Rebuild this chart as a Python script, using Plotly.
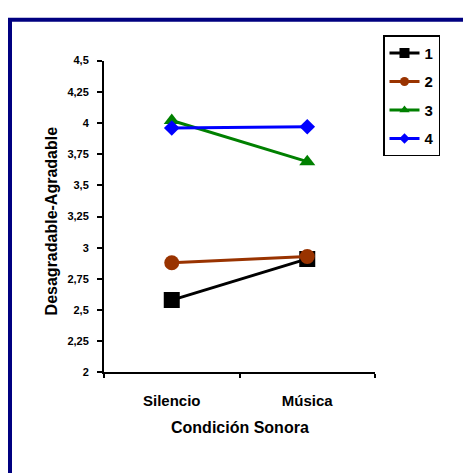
import plotly.graph_objects as go

W, H = 463, 473

categories = ["Silencio", "Música"]
series_names = ["1", "2", "3", "4"]
s1 = [2.58, 2.91]
s2 = [2.88, 2.93]
s3 = [4.02, 3.69]
s4 = [3.96, 3.97]
y_tickvals = [2, 2.25, 2.5, 2.75, 3, 3.25, 3.5, 3.75, 4, 4.25, 4.5]
y_ticktext = ["2", "2,25", "2,5", "2,75", "3", "3,25", "3,5", "3,75", "4", "4,25", "4,5"]

colors = ["#000000", "#993300", "#008000", "#0000FF"]
symbols = ["square", "circle", "triangle-up", "diamond"]
sizes = [16, 15, 14, 12]
legend_sizes = [10, 9, 9, 8]
values = [s1, s2, s3, s4]

FONT = "Liberation Sans, Arial, sans-serif"

fig = go.Figure()
for name, vals, c, sym, sz in zip(series_names, values, colors, symbols, sizes):
    fig.add_trace(go.Scatter(
        x=categories, y=vals, mode="lines+markers", name=name,
        line=dict(color=c, width=3),
        marker=dict(symbol=sym, size=sz, color=c),
        showlegend=False, hoverinfo="skip",
    ))
# legend entries (smaller markers like the original legend)
for name, c, sym, sz in zip(series_names, colors, symbols, legend_sizes):
    fig.add_trace(go.Scatter(
        x=[None], y=[None], mode="lines+markers", name=name,
        line=dict(color=c, width=3),
        marker=dict(symbol=sym, size=sz, color=c),
        legendgroup=name, showlegend=True,
    ))

def px(xp):
    return xp / W

def py(yp):
    return 1 - yp / H

fig.update_layout(
    width=W, height=H, autosize=False,
    margin=dict(l=0, r=0, t=0, b=0),
    paper_bgcolor="white", plot_bgcolor="white",
    font=dict(family=FONT, color="black"),
    xaxis=dict(
        type="category", range=[-0.5, 1.5],
        domain=[px(104), px(375)],
        showline=True, linecolor="black", linewidth=2,
        ticks="outside", tickson="boundaries", ticklen=4, tickwidth=2, tickcolor="black",
        ticklabelstandoff=14,
        showgrid=False, zeroline=False,
        tickfont=dict(family=FONT, size=15, color="black", weight="bold"),
        anchor="y",
    ),
    yaxis=dict(
        range=[2, 4.5], domain=[py(376), py(56)],
        tickvals=y_tickvals, ticktext=y_ticktext,
        showline=True, linecolor="black", linewidth=2,
        ticks="outside", ticklen=5, tickwidth=2, tickcolor="black",
        ticklabelstandoff=6,
        showgrid=False, zeroline=False,
        tickfont=dict(family=FONT, size=11, color="black", weight="bold"),
        anchor="x",
    ),
    legend=dict(
        x=px(383), y=py(30), xanchor="left", yanchor="top",
        bordercolor="black", borderwidth=1.5, bgcolor="white",
        font=dict(family=FONT, size=15, color="black", weight="bold"),
        tracegroupgap=6, traceorder="grouped", itemwidth=30,
    ),
    showlegend=True,
)

fig.add_annotation(
    x=px(240), y=py(432), xref="paper", yref="paper",
    text="<b>Condición Sonora</b>", showarrow=False,
    font=dict(family=FONT, size=16, color="black"),
    xanchor="center", yanchor="middle",
)
fig.add_annotation(
    x=px(51), y=py(221), xref="paper", yref="paper",
    text="<b>Desagradable-Agradable</b>", showarrow=False, textangle=-90,
    font=dict(family=FONT, size=16, color="black"),
    xanchor="center", yanchor="middle",
)

# outer frame (navy) partly cut by the window
fig.add_shape(
    type="rect", xref="paper", yref="paper",
    x0=px(10), x1=1.2, y0=-0.2, y1=py(14),
    line=dict(color="#000080", width=4), fillcolor="rgba(0,0,0,0)",
    layer="above",
)

fig.write_html("out.html")
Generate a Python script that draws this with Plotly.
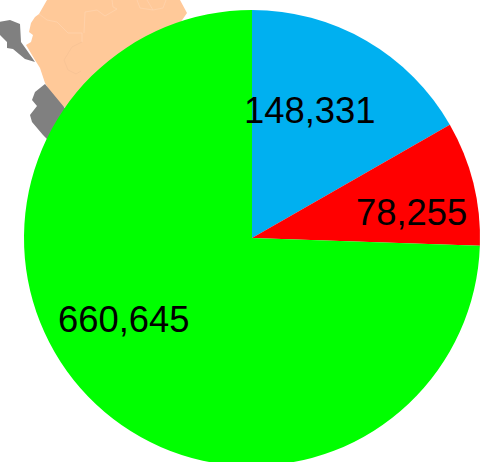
import plotly.graph_objects as go

W, H = 488, 476
categories = ["Blue", "Red", "Green"]
values = [148331, 78255, 660645]
colors = ["#00B0F0", "#FF0000", "#00FF00"]

label_x = [310, 411, 124]
label_y = [110, 212, 319]

peach_x = [47, 39, 35, 31, 29, 33, 31, 26, 35, 40, 45, 55, 64, 120, 187, 180]
peach_y = [0, 14, 17, 23, 32, 35, 42, 45, 60, 68, 83, 100, 107, 110, 13, 0]
gray1_x = [-2, 10, 20, 21, 26, 35, 25, 13, 7, 7, -2]
gray1_y = [22, 20, 24, 42, 49, 62, 59, 49, 48, 42, 33]
gray2_x = [45, 35, 32, 37, 30, 32, 43, 48, 80, 64]
gray2_y = [84, 92, 100, 106, 115, 122, 135, 140, 130, 107]

white_paths = [
    ([39, 47, 57, 68, 82, 82], [14, 20, 22, 33, 33, 42]),
    ([84, 85, 97, 105, 117, 113, 112], [33, 12, 10, 16, 9, 7, 0]),
    ([137, 140, 153, 163, 166], [0, 8, 10, 8, 0]),
    ([147, 153], [0, 10]),
]
tan_x = [82, 72, 64, 68, 76, 81]
tan_y = [42, 47, 60, 70, 74, 71]

fig = go.Figure()
for xs, ys, col in [(peach_x, peach_y, "#FFC999"), (gray1_x, gray1_y, "#808080"), (gray2_x, gray2_y, "#808080")]:
    fig.add_trace(go.Scatter(x=xs, y=ys, mode="lines", fill="toself", fillcolor=col, cliponaxis=True,
                             line=dict(width=0, color=col, simplify=False), hoverinfo="skip", showlegend=False))
for xs, ys in white_paths:
    fig.add_trace(go.Scatter(x=xs, y=ys, mode="lines", line=dict(width=0.5, color="#FFD9B8", simplify=False),
                             hoverinfo="skip", showlegend=False))
fig.add_trace(go.Scatter(x=tan_x, y=tan_y, mode="lines", line=dict(width=0.4, color="#EDBB90", simplify=False),
                         hoverinfo="skip", showlegend=False))

fig.add_trace(go.Pie(labels=categories, values=values, sort=False, direction="clockwise", rotation=0,
                     marker=dict(colors=colors, line=dict(width=0)), textinfo="none", showlegend=False,
                     domain=dict(x=[24 / W, 480 / W], y=[1 - 466 / H, 1 - 10 / H])))

annotations = [
    dict(x=x, y=y, xref="x", yref="y", text=f"{v:,}", showarrow=False,
         font=dict(family="Liberation Sans", size=36.4, color="#000000"))
    for x, y, v in zip(label_x, label_y, values)
]

fig.update_layout(
    width=W, height=H, margin=dict(l=0, r=0, t=0, b=0),
    paper_bgcolor="white", plot_bgcolor="white", showlegend=False,
    xaxis=dict(range=[0, W], visible=False, fixedrange=True),
    yaxis=dict(range=[H, 0], visible=False, fixedrange=True),
    annotations=annotations,
)
fig.write_html("out.html", config=dict(displayModeBar=False),
               post_script="document.body.style.margin='0';document.documentElement.style.overflow='hidden';document.body.style.overflow='hidden';")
* * * *
> [STATED GOAL]: Identify the lines above that contain the word "this", then copy them.

> [OUTPUT BELOW]:
Rebuild this chart as a Python script, using Plotly.
Generate a Python script that draws this with Plotly.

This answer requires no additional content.